- [RECORDS FOR THIS TASK]:
** START **

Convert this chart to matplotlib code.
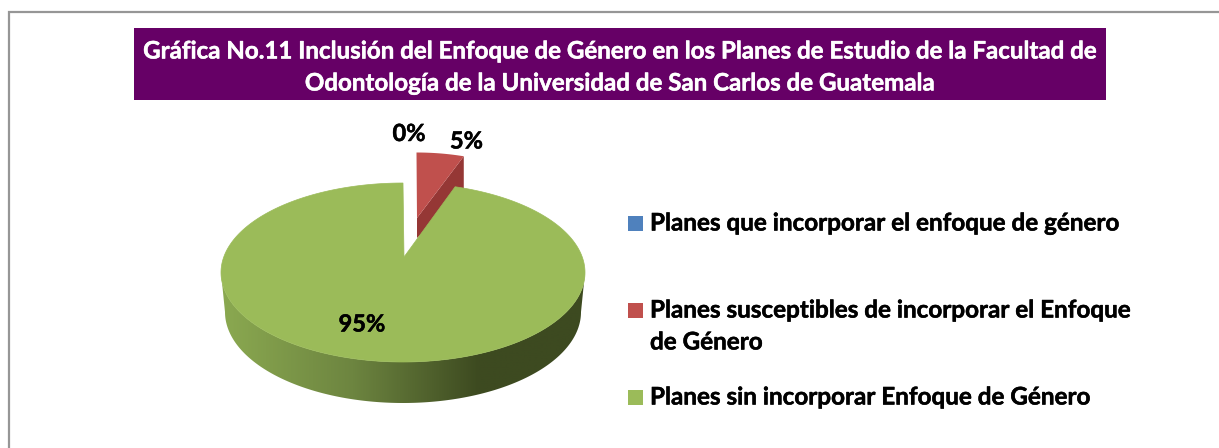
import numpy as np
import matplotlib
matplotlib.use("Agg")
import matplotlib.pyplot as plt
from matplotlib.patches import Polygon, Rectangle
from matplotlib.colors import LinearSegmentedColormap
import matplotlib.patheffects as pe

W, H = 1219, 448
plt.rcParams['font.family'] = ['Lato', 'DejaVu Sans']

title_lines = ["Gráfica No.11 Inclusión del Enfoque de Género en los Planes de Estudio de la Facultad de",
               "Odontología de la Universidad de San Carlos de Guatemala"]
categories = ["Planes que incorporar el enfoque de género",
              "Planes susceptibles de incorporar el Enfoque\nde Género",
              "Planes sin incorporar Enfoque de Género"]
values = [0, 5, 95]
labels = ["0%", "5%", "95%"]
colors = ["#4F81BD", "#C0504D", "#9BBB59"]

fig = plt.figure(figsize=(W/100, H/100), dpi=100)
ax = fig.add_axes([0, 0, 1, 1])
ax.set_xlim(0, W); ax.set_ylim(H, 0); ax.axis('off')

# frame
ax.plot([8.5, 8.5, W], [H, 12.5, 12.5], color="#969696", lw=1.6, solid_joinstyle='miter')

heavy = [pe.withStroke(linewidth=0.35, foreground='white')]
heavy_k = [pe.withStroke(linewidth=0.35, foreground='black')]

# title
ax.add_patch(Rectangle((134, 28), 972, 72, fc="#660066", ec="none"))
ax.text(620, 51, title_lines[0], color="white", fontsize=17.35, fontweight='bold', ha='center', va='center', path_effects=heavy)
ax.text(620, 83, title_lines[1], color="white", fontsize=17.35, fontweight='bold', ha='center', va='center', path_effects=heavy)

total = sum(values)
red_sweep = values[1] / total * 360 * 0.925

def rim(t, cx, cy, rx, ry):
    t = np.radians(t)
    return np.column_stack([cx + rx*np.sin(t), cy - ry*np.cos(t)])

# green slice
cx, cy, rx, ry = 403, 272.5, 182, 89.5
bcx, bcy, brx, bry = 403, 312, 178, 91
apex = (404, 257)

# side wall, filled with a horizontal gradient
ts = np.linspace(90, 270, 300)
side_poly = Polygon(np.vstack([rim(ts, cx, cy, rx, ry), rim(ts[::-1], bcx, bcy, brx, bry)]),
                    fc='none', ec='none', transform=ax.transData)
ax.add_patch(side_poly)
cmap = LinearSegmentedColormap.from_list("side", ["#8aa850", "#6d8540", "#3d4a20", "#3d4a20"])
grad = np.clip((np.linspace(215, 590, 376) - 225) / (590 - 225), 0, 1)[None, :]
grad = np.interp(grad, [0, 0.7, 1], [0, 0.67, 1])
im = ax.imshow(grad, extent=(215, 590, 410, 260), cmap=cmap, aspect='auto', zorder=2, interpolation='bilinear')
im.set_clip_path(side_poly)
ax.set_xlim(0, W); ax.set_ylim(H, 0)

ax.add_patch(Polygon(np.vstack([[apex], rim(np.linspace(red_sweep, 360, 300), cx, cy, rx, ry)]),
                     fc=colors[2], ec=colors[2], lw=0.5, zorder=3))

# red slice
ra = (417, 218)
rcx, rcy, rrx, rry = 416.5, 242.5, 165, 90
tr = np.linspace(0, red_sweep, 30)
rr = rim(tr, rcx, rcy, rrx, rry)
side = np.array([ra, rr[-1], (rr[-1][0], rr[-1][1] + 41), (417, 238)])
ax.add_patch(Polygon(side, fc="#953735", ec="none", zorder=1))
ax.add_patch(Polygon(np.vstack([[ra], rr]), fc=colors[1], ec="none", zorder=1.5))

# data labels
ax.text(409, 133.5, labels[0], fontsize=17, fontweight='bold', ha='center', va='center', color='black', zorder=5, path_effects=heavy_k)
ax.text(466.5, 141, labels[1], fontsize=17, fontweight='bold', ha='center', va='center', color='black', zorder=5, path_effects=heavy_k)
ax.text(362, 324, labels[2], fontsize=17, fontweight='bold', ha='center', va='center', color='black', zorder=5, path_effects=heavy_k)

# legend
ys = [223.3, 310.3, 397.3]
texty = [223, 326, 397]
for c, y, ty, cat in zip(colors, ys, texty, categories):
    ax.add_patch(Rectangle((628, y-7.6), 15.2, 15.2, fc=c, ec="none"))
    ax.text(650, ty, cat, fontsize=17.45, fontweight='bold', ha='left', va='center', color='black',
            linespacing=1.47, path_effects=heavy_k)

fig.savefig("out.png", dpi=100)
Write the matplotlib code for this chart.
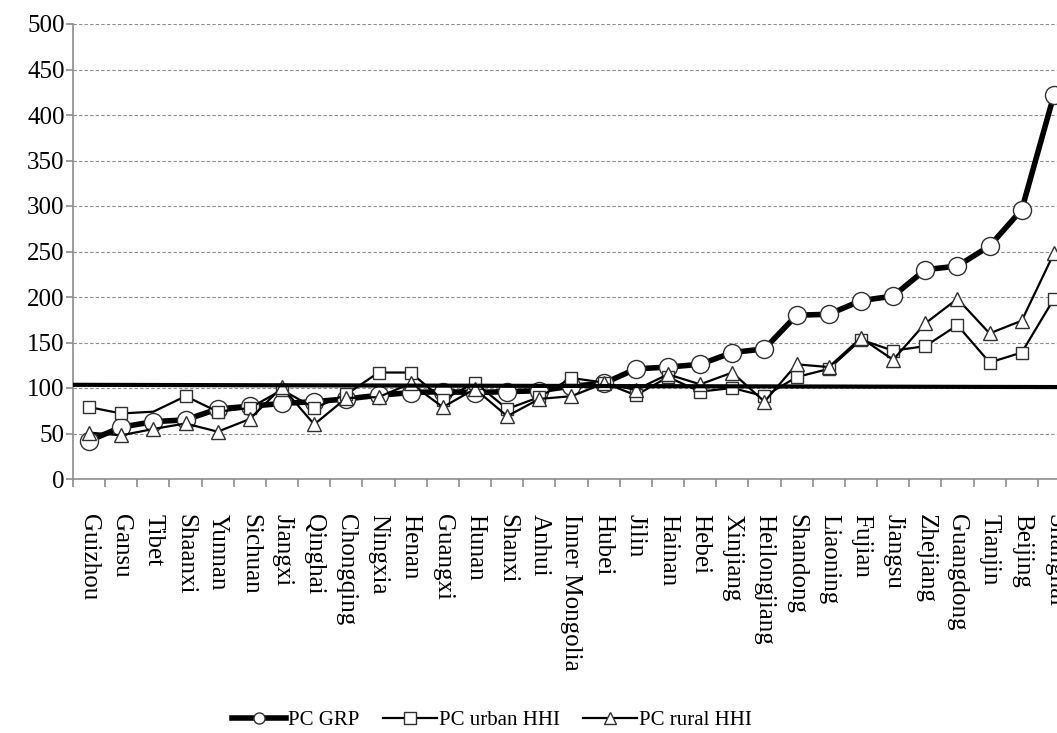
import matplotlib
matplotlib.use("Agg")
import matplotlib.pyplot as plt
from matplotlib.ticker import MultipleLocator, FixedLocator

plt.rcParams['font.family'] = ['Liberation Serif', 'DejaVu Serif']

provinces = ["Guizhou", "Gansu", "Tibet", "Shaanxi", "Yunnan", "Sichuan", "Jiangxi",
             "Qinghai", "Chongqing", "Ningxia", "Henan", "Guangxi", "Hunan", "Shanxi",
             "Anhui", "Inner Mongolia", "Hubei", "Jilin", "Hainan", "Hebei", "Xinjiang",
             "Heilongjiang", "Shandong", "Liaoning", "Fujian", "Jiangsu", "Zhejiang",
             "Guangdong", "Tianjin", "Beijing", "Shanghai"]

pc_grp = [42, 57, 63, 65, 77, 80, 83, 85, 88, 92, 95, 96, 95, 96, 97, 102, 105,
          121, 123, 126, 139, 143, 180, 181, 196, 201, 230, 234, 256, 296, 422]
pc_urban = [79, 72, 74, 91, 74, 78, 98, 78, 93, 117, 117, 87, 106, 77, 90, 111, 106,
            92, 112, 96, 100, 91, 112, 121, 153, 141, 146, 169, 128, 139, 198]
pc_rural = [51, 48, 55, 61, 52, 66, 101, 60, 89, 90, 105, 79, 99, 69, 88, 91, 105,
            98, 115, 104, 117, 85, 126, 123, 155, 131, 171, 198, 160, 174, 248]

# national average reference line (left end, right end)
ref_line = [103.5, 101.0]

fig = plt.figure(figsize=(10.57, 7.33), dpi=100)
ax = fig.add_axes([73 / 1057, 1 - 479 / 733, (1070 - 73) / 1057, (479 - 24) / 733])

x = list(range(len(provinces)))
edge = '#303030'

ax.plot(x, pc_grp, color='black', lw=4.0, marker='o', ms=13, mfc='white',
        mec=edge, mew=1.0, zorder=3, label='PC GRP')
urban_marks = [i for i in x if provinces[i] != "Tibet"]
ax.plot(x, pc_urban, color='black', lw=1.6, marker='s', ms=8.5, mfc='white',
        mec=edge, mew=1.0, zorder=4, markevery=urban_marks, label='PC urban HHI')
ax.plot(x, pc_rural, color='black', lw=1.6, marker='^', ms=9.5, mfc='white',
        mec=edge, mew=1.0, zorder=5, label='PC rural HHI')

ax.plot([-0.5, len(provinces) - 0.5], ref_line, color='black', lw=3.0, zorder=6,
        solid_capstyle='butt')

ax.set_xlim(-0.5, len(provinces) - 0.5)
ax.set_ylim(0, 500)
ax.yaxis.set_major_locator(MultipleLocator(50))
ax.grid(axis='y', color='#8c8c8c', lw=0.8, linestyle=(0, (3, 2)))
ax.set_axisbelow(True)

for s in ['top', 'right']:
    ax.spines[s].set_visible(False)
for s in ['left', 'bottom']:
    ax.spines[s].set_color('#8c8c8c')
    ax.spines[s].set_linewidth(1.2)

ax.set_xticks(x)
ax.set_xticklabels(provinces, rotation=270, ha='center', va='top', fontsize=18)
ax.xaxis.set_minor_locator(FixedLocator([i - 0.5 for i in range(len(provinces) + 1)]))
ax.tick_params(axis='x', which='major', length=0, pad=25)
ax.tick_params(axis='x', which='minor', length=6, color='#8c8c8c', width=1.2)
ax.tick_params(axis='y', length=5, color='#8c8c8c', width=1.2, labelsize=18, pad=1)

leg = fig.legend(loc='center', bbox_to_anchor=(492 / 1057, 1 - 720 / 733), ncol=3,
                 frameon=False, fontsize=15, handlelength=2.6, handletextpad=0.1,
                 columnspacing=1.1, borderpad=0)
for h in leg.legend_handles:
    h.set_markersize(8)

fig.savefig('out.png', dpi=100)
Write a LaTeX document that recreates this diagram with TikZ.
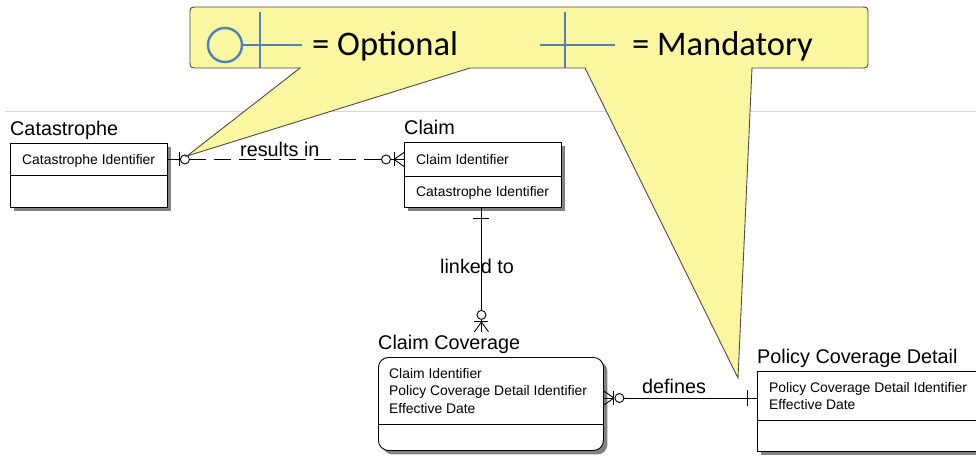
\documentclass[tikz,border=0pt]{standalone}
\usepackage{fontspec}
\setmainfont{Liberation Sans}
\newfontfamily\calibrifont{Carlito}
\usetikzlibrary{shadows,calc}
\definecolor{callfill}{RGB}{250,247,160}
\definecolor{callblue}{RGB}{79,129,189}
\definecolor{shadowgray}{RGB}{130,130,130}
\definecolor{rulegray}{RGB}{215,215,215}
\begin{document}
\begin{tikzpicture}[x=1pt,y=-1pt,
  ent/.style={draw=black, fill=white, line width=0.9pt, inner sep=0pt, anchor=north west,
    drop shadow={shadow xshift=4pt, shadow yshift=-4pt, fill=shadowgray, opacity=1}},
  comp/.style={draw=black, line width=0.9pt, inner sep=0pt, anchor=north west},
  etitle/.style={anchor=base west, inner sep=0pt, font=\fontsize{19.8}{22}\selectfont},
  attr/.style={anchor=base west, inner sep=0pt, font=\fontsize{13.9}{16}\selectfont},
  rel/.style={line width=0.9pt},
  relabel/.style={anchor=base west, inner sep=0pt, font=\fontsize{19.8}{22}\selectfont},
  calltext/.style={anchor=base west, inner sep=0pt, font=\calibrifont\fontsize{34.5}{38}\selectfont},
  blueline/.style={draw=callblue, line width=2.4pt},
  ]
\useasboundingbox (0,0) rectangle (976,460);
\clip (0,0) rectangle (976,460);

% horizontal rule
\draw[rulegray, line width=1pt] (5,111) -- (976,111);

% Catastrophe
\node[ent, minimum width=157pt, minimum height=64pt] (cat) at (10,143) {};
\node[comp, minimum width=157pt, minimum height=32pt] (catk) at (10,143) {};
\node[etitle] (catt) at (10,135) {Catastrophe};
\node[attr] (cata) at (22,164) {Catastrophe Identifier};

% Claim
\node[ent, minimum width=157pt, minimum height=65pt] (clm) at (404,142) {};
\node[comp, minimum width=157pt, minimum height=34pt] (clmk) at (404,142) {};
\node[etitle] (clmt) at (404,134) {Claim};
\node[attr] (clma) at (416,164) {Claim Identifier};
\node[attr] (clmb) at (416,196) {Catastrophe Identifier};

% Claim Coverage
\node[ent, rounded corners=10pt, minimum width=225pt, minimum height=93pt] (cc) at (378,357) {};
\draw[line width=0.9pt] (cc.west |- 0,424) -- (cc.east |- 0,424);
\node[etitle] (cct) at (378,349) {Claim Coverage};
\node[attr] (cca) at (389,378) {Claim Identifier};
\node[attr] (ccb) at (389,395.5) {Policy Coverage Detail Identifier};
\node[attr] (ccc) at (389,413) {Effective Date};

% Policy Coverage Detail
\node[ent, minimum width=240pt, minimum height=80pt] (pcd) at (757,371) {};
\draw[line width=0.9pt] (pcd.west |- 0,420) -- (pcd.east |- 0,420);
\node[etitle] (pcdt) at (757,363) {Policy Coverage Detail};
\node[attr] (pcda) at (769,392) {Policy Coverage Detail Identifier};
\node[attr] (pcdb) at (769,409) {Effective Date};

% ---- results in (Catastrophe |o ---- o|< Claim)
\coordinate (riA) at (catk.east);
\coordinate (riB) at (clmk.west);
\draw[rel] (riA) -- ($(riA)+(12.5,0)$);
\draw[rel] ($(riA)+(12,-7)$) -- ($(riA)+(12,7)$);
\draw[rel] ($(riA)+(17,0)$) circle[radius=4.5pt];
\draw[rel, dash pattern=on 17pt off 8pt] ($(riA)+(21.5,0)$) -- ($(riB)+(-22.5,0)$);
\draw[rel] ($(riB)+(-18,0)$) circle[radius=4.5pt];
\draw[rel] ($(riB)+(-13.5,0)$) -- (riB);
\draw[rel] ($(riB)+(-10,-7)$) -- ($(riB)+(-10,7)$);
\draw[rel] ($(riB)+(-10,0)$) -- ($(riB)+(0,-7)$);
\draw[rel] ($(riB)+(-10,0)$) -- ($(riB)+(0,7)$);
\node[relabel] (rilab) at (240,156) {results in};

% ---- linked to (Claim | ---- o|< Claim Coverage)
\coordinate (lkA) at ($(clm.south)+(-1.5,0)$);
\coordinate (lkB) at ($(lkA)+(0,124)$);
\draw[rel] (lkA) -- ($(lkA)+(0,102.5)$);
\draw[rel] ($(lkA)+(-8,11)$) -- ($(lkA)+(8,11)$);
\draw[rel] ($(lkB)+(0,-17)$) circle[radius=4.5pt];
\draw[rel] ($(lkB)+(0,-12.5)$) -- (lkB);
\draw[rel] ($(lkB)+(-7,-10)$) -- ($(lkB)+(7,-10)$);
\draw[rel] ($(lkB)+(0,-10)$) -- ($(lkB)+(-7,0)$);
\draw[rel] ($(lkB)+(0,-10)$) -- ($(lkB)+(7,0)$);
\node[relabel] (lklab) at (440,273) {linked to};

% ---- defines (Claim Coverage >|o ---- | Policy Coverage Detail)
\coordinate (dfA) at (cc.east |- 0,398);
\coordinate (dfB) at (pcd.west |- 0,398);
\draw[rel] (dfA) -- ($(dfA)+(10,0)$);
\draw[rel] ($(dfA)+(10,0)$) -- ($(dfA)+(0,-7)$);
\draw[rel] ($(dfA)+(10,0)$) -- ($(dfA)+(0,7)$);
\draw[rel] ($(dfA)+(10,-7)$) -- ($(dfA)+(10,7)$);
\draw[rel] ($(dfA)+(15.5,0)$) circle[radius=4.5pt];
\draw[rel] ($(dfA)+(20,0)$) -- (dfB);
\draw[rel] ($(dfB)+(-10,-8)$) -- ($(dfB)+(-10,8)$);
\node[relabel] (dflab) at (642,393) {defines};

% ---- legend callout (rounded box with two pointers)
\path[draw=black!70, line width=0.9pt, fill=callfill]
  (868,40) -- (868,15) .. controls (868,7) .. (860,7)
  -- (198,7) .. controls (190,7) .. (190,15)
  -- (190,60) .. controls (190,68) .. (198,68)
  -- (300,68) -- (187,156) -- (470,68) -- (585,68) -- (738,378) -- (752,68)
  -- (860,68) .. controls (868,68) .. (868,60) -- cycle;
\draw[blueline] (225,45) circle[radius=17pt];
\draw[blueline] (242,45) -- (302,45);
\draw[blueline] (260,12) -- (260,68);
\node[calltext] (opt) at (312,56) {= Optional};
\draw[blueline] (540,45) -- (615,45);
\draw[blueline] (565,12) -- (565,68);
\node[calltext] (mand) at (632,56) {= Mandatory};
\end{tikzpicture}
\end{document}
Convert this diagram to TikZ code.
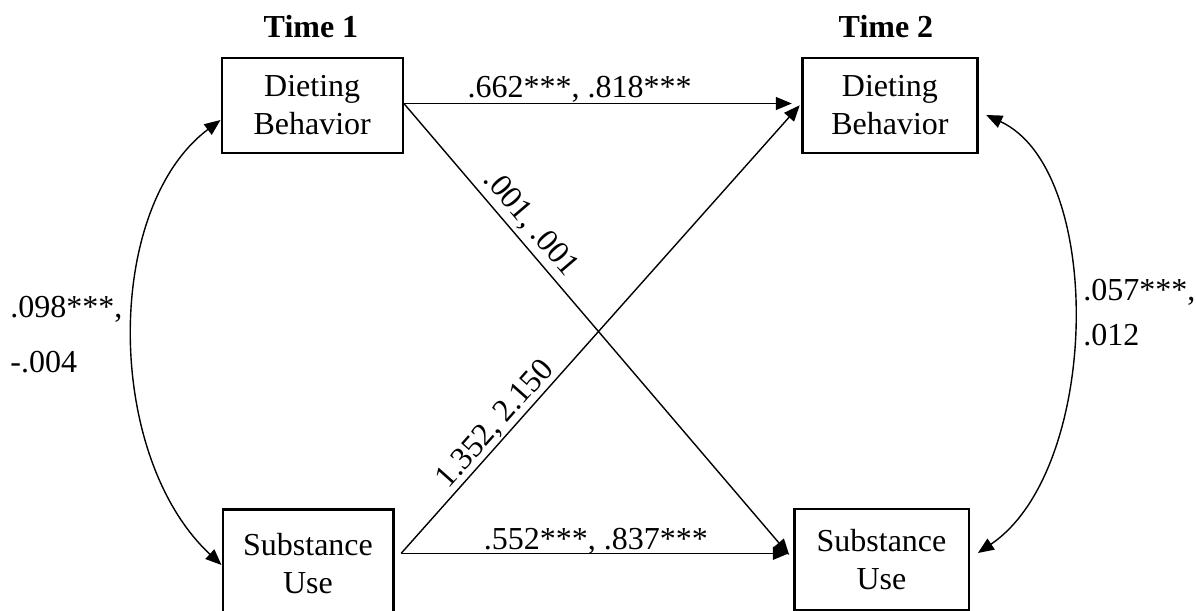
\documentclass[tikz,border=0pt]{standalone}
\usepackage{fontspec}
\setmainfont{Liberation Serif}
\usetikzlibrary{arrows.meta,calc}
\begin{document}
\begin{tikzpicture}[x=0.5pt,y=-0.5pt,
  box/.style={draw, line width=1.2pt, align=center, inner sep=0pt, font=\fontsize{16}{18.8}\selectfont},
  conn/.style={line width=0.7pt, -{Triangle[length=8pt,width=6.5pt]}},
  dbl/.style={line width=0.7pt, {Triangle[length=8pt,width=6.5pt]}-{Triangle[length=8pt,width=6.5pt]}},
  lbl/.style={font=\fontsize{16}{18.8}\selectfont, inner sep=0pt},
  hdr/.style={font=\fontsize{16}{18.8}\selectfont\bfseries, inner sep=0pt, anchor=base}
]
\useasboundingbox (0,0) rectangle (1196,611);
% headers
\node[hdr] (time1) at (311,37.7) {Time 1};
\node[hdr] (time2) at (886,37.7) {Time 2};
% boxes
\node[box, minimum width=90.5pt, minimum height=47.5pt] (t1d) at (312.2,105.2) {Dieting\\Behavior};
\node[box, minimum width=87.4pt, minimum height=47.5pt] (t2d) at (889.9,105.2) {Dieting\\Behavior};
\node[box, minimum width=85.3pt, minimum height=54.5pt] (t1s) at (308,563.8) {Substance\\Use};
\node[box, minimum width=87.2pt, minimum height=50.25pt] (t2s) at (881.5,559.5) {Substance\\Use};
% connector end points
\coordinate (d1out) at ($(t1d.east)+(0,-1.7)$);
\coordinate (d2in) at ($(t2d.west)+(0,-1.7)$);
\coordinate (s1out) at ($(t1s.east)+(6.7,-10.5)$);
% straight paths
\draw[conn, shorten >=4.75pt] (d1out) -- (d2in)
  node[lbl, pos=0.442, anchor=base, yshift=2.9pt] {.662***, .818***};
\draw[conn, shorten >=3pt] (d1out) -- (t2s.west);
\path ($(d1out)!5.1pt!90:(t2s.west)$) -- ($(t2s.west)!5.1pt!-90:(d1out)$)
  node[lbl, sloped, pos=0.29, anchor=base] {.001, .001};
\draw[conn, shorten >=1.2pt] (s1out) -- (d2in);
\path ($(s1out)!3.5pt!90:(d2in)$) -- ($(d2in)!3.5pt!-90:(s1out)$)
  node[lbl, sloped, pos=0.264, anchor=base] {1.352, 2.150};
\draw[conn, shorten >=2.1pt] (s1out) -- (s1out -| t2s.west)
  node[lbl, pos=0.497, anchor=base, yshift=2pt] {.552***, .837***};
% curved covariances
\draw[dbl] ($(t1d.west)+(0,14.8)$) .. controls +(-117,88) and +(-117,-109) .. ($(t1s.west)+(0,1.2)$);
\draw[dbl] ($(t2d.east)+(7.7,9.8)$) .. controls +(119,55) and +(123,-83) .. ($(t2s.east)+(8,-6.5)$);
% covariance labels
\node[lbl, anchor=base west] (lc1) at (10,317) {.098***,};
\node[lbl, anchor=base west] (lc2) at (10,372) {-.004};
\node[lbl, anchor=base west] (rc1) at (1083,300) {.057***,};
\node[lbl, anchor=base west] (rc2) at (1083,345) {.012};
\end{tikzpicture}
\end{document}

** END **

- [WHAT THIS TASK INVOLVES]: Keep to the stretch from the line containing "Write the matplotlib code for this chart." through the line containing "ref_line = [103.5, 101.0]", both ends included, and copy it exactly from the listing above, minus the pictures.

- [SOLUTION FOR THIS TASK]:
Write the matplotlib code for this chart.
import matplotlib
matplotlib.use("Agg")
import matplotlib.pyplot as plt
from matplotlib.ticker import MultipleLocator, FixedLocator

plt.rcParams['font.family'] = ['Liberation Serif', 'DejaVu Serif']

provinces = ["Guizhou", "Gansu", "Tibet", "Shaanxi", "Yunnan", "Sichuan", "Jiangxi",
             "Qinghai", "Chongqing", "Ningxia", "Henan", "Guangxi", "Hunan", "Shanxi",
             "Anhui", "Inner Mongolia", "Hubei", "Jilin", "Hainan", "Hebei", "Xinjiang",
             "Heilongjiang", "Shandong", "Liaoning", "Fujian", "Jiangsu", "Zhejiang",
             "Guangdong", "Tianjin", "Beijing", "Shanghai"]

pc_grp = [42, 57, 63, 65, 77, 80, 83, 85, 88, 92, 95, 96, 95, 96, 97, 102, 105,
          121, 123, 126, 139, 143, 180, 181, 196, 201, 230, 234, 256, 296, 422]
pc_urban = [79, 72, 74, 91, 74, 78, 98, 78, 93, 117, 117, 87, 106, 77, 90, 111, 106,
            92, 112, 96, 100, 91, 112, 121, 153, 141, 146, 169, 128, 139, 198]
pc_rural = [51, 48, 55, 61, 52, 66, 101, 60, 89, 90, 105, 79, 99, 69, 88, 91, 105,
            98, 115, 104, 117, 85, 126, 123, 155, 131, 171, 198, 160, 174, 248]

# national average reference line (left end, right end)
ref_line = [103.5, 101.0]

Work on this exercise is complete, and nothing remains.